Limitations & Future Work

  • Strong dependence on Transformer backbones (requiring self-attention); the method is not applicable to CNN-based backbones.
  • The number of aggregation tokens (M=8) is chosen empirically; while different values are explored experimentally, theoretical guidance is lacking.
  • Validation is currently limited to VPR; whether implicit aggregation generalizes to other retrieval and representation tasks (e.g., person re-identification, fine-grained geo-localization regression) remains to be explored.
  • Training depends on the quality of DINOv2 pretraining; if the backbone is insufficiently pretrained, the aggregation tokens may not function effectively.
  • Distinction from DINOv2-register: Register tokens are discarded at inference time, whereas ImAge's aggregation tokens constitute the final output. Their functional roles differ — register tokens serve as a "garbage bin" buffering redundant global information, while aggregation tokens act as "collectors" actively gathering useful information.
  • Comparison with BoQ is most instructive: BoQ also employs learnable queries but requires additional encoder blocks and cross-attention layers (8.6M parameters).
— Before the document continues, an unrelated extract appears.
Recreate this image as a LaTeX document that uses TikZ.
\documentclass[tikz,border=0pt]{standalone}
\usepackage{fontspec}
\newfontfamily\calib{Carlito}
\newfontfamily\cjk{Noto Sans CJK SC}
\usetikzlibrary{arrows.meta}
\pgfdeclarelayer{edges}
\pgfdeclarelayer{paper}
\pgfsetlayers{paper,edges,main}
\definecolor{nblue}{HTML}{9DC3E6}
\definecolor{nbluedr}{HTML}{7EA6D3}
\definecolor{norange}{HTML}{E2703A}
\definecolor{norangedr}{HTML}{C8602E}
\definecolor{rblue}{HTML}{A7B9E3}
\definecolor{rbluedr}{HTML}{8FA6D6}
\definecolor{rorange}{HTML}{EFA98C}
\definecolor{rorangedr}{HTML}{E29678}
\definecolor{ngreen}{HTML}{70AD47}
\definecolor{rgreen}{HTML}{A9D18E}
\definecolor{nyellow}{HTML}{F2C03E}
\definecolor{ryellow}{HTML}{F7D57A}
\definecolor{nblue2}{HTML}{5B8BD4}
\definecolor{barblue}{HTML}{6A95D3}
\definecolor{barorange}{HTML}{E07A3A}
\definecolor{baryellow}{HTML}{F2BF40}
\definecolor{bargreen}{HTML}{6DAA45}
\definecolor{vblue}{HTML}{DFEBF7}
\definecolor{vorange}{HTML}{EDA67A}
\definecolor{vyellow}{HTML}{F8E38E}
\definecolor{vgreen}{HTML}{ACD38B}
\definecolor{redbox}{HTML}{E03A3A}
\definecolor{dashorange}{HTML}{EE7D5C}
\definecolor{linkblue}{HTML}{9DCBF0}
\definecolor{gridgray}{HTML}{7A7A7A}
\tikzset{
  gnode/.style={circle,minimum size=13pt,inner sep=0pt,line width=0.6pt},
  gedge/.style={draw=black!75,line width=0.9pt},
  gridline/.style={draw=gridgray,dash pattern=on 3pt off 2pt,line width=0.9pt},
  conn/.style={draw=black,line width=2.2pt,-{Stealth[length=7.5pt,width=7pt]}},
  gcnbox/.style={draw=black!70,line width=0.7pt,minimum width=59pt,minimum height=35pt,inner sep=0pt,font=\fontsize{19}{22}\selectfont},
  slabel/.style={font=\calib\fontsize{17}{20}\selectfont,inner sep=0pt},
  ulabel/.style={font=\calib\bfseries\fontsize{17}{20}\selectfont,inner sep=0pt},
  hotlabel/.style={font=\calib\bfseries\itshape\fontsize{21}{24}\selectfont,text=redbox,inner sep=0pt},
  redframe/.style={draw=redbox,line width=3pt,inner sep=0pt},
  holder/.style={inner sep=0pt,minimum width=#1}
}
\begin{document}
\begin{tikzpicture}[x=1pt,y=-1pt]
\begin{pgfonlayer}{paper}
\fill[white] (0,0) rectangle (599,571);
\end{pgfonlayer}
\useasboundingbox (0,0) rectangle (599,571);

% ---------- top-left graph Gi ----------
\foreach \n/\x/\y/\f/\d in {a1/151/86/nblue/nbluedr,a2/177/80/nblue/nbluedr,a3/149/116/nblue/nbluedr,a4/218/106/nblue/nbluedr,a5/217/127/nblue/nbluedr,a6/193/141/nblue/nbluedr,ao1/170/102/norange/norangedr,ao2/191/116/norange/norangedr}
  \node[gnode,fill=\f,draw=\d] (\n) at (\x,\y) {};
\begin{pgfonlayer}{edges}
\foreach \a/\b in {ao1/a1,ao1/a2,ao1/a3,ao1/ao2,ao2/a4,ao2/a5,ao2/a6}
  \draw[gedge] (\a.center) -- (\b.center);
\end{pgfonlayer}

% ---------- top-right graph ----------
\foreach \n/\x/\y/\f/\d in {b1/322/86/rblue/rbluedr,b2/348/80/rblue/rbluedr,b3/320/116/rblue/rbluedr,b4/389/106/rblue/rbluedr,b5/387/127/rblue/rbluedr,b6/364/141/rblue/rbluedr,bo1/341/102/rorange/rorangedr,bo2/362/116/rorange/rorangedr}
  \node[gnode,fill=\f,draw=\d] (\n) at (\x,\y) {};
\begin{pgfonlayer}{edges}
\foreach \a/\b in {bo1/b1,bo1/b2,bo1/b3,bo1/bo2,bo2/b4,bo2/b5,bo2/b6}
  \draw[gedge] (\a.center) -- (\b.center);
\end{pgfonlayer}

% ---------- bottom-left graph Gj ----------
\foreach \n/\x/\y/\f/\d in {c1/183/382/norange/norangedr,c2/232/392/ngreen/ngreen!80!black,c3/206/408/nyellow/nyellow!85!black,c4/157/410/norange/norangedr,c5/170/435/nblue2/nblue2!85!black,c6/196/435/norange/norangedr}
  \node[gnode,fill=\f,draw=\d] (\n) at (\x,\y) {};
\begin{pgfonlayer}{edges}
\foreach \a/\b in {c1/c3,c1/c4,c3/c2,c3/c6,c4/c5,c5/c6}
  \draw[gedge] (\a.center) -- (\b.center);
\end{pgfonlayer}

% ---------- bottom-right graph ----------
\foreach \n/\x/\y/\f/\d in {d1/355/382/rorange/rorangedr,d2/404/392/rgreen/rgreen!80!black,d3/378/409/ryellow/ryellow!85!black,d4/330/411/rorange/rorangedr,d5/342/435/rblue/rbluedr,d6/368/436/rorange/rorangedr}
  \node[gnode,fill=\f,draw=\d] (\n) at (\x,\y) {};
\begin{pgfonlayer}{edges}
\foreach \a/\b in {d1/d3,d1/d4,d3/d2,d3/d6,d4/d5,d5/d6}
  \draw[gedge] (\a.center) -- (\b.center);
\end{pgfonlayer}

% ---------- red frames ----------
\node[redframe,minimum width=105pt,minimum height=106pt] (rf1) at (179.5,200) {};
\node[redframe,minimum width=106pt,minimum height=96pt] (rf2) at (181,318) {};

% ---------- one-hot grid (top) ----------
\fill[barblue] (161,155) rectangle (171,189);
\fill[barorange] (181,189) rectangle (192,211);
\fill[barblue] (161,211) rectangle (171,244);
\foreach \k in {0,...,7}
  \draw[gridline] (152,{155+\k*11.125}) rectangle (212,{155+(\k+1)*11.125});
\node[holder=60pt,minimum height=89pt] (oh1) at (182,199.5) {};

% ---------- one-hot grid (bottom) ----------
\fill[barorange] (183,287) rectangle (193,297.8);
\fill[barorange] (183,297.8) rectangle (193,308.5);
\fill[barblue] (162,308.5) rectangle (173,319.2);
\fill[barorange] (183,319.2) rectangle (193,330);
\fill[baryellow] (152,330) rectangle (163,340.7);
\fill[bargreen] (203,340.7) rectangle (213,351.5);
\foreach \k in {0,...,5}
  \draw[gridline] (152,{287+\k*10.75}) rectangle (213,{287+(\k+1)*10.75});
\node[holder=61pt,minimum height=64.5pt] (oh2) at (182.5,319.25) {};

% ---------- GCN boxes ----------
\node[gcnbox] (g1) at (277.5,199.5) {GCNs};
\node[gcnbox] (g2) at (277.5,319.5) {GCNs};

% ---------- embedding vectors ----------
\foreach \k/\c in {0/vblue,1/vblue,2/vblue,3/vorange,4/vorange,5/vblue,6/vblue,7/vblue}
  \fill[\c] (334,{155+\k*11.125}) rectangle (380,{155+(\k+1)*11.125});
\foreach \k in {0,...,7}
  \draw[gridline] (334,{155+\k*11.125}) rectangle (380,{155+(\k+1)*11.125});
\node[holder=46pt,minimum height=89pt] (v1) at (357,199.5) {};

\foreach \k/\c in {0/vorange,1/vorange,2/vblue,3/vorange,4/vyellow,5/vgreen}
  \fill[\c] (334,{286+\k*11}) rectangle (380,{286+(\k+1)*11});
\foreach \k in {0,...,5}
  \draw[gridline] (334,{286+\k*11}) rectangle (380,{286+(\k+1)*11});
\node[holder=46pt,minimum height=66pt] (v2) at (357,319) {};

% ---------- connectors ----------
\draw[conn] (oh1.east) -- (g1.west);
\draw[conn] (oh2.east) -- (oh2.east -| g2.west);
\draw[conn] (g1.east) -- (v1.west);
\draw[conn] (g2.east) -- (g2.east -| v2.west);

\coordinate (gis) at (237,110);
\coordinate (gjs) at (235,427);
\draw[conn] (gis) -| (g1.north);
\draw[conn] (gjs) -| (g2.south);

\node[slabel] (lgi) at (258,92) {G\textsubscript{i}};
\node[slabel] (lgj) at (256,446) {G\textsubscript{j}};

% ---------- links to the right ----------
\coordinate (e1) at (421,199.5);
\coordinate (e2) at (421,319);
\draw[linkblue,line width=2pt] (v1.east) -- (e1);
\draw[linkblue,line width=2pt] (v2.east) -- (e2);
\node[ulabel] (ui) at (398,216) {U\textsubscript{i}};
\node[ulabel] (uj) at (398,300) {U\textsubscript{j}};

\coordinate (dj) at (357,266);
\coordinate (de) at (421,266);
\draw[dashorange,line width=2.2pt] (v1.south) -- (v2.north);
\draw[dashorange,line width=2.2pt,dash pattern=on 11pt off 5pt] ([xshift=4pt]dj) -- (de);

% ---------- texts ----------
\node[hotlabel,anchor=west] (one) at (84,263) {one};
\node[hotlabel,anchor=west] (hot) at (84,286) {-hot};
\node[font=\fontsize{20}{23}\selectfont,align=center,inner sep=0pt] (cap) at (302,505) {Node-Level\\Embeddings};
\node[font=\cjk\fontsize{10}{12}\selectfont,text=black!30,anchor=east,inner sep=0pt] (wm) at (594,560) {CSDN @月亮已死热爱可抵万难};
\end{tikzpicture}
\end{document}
ImAge demonstrates that these additional structures are unnecessary.
  • The paper's taxonomy of three roles for auxiliary tokens in Transformers (output-oriented / prompt / memory) provides a useful reference framework for future work.

Rating

  • Novelty: ⭐⭐⭐⭐⭐ A paradigm shift in VPR; aggregators are elegantly eliminated in a concise and principled manner.
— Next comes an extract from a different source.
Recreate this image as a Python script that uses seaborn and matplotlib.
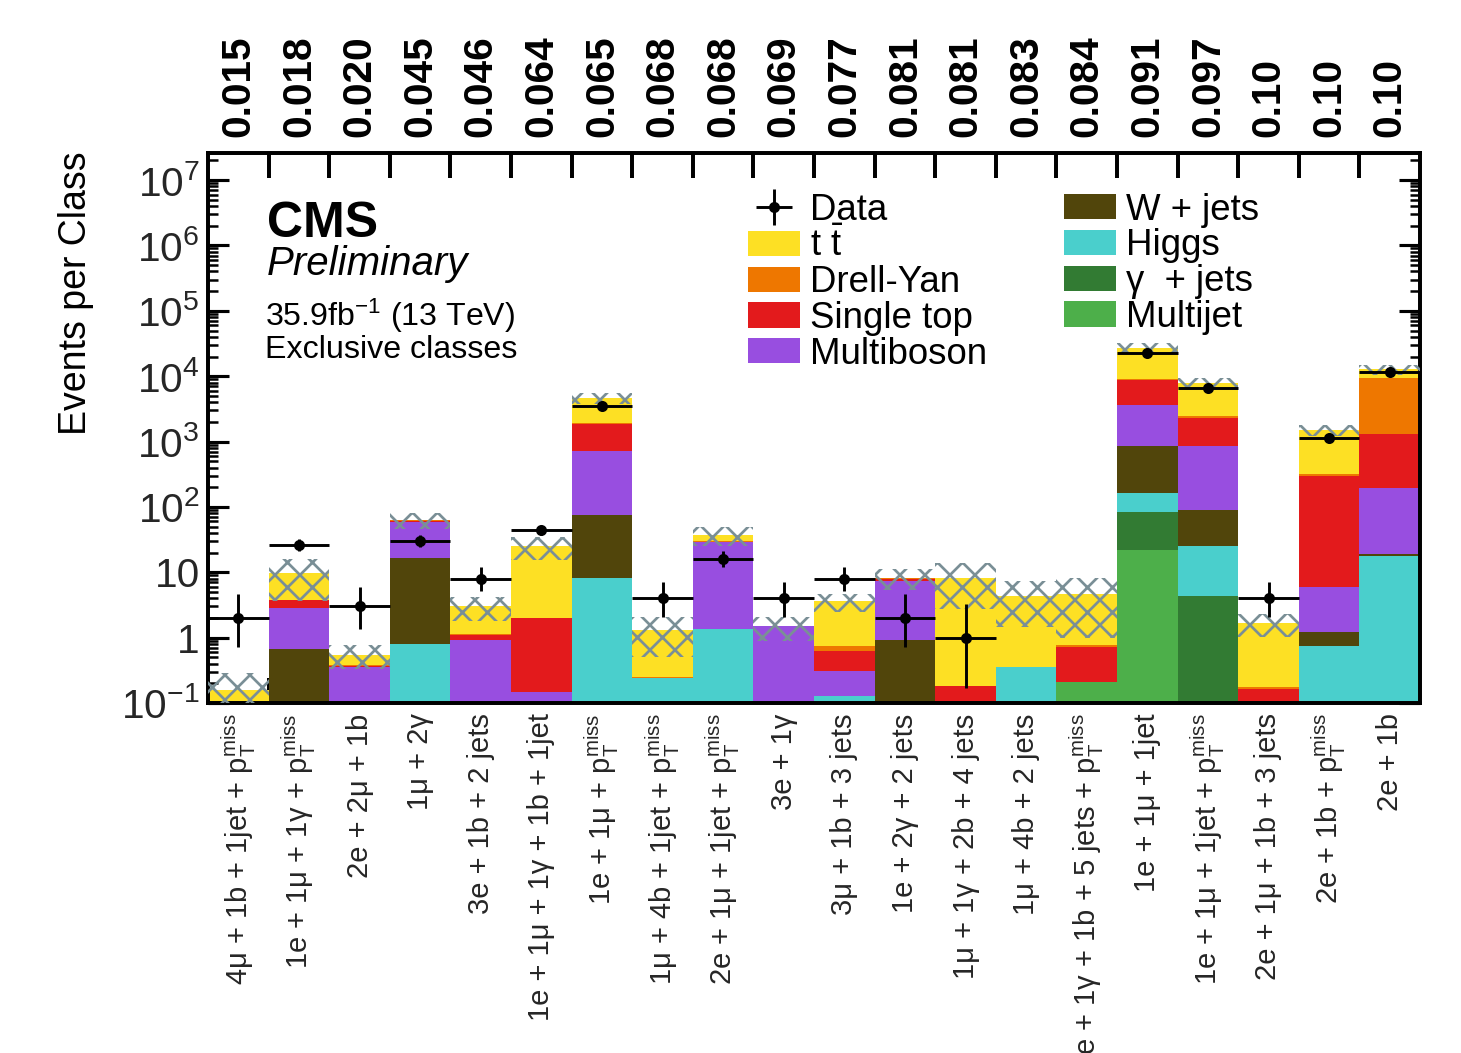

  • Experimental Thoroughness: ⭐⭐⭐⭐⭐ Comprehensive multi-dataset evaluation + MSLS leaderboard Rank 1 + fair same-setting comparison + detailed ablation study.
  • Writing Quality: ⭐⭐⭐⭐⭐ Clear logical flow from the limitations of the existing paradigm to the motivation for implicit aggregation; intuitive figures.
  • Value: ⭐⭐⭐⭐⭐ Redefines VPR engineering practice with a method that is maximally simple yet maximally effective.